Thursday, July 14, 2011

When Love Goes Down The Drain

When marriage goes bad, sometimes it REALLY goes bad. Take the recent case of a Southern California woman who in the midst of a rancorous divorce, gave new meaning to the phrase, “Cut and run.” In her case, she “cut” off her husband’s penis, so she could “run” it down the garbage disposal.

Yes, this scorned female spiked her husband’s dinner, and after he went to bed feeling sick, tied him to the bed and filleted his tube steak with a ten inch butcher knife. Then, to make sure it would be difficult to reassemble, (or perhaps to save space in the local landfill), she tossed it in the garbage disposal and flipped the switch.

The reason she did the latter, remains unexplained. Certainly, if her disposal was as old as mine, she should have known that anything beyond the consistency of soggy bread had little chance of being ground up and eliminated as evidence. Perhaps in her agitated state, her only purpose for doing so was to further humiliate the little nublet, or at least mutilate the shape of its cleanly severed end so it would never fit back as a matching puzzle piece.

Now, domestic violence upon small and defenseless members of society, is nothing new. For those old enough to remember, almost twenty years ago the infamous Lorena Bobbitt performed the same kind of amputation on her husband. In that case, however, she tossed the snippet out her car window into a field next to the road, thinking perhaps the critters who lived there would snack away the evidence. To her dismay, however, a searcher (who was heard to call out, “Uh, is this it?) recovered the pruned penis from the weeds, and rushed it to the “Lost and Found” desk at the hospital where it was cleaned up and reattached to its original owner.

All this said, what, if anything, can women learn from this story? First of all, if you going to cut off your husbands penis, calling 911 to report it as a medical emergency will NOT be interpreted as the act of a Good Samaritan.

And saying the whole thing happened because “he deserved it,” won’t keep you from getting cuffed and hauled away. After all, most likely the responding officers will be male. And as your husband is wheeled by moaning on the gurney, most of them will instinctively cross their hands in front of their groins, and sympathetically conclude they “feel his pain.”

Men can learn a lot from this story, as well. First of all, if your marriage is in trouble, remove all sharp knives from the home and start using plastic. At least a knife made of that would required a sawing action to cut through human tissue, which should give you enough time to wake up and try to escape.

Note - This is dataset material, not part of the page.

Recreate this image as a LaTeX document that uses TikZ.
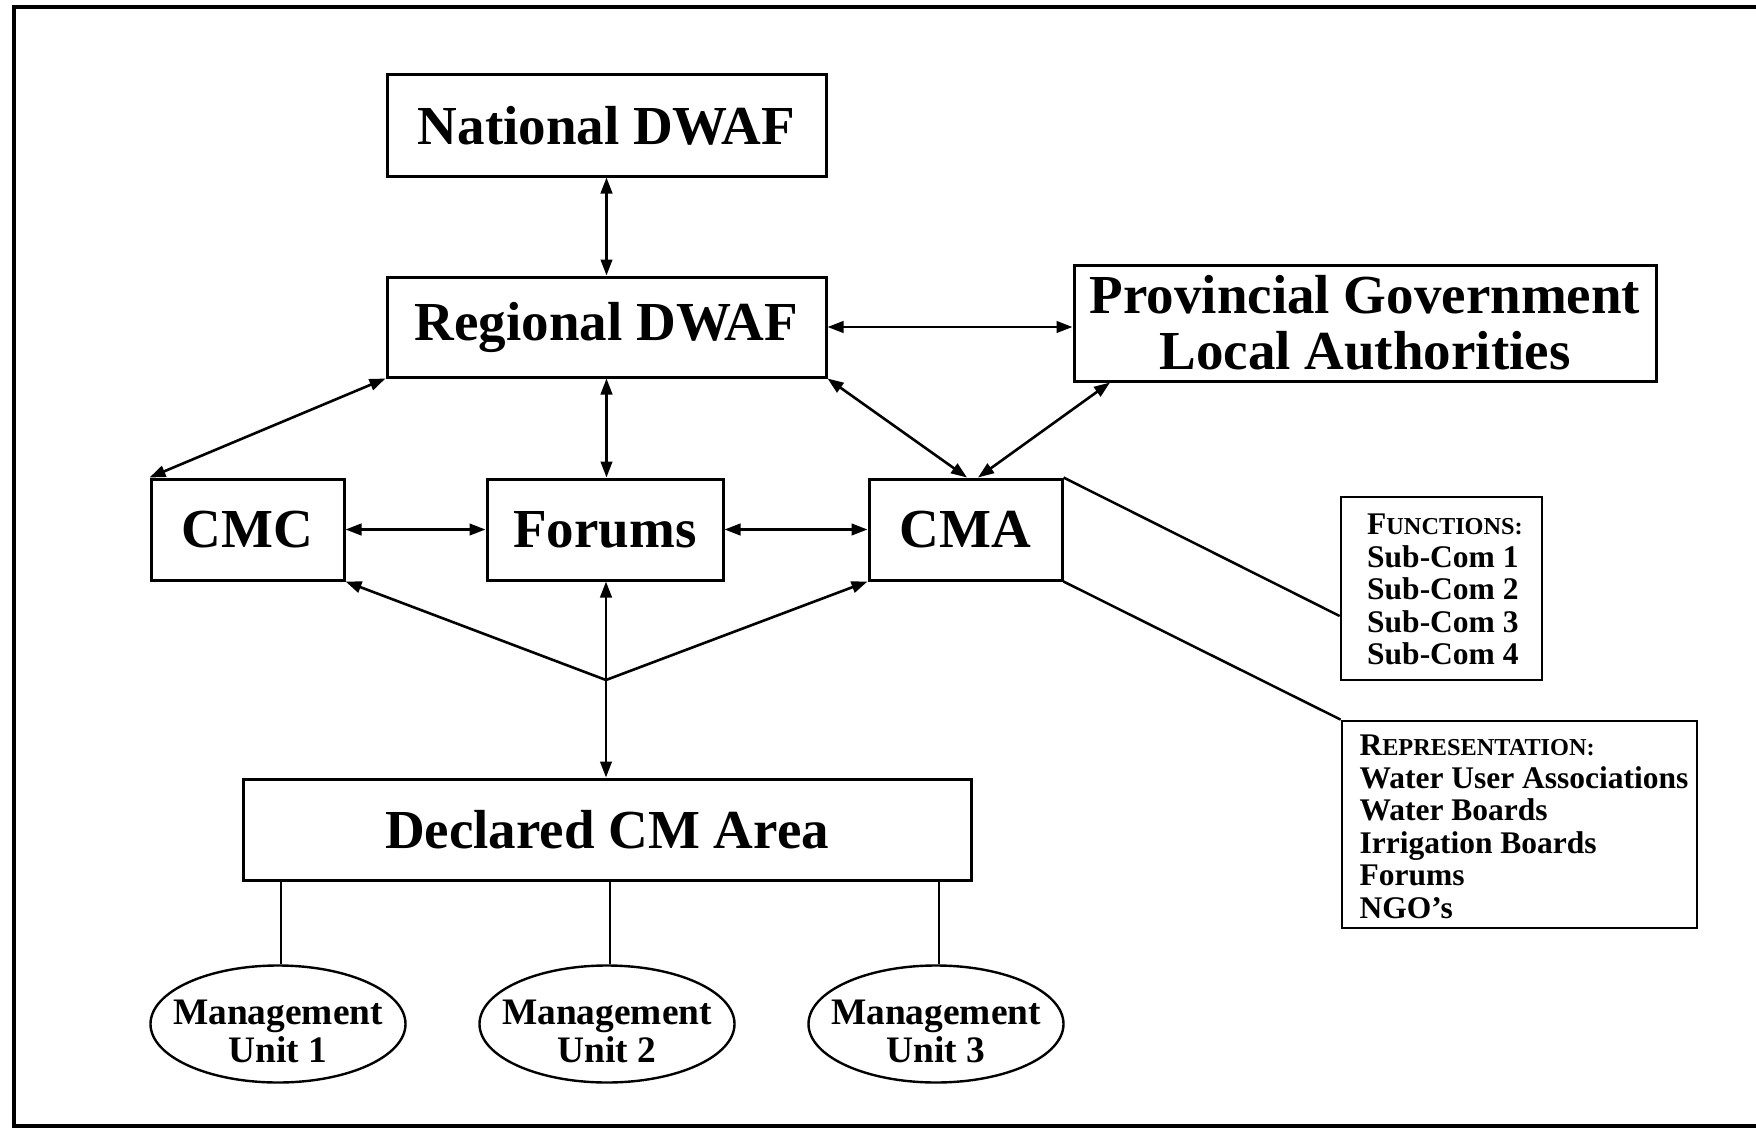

In addition to a more prudent selection of cutting utensils, refrain from having your soon to be ex-wife make dinner for you. Be suspicious if she suggests any menu that includes hotdog segments, such as beans and franks. Also, be at least leery if she brews soup from scratch using various unmarked cans and bottles with the labels removed, or stirs what’s in the pot with a butcher knife instead of using a wooden spoon.

And, REALLY pay attention if she starts humming Connie Francis’s version of the song, “You Always Hurt the One You Love” to herself while she's cooking, or runs the garbage disposal over and over, but neither turns on the water or puts anything in it. Perhaps, if she’s just standing there humming and listening to it whir, a good possibility exists that she’s fantasizing about something quite unrelated to cleaning up after meal preparation.

Finally, if you’re filing for divorce, be careful the grounds upon which you base the dissolution. How ironic would it be to hear your raving spouse yell back at you as she’s being taken away…, “Hey, Jerk, you want irreconcilable differences? Look in the mirror after they take off the bandages.”

2 comments:

Liz said...

Darned if I waste my life in jail for doing that deed...better to get him in the pocket book so he'll suffer for a really long time getting pi##ed every time he had to write a check!

Paisano said...

How deviantly brilliant, Liz. Having to cut a monthly check to someone you really dislike, is definitely the cruelest cut of all.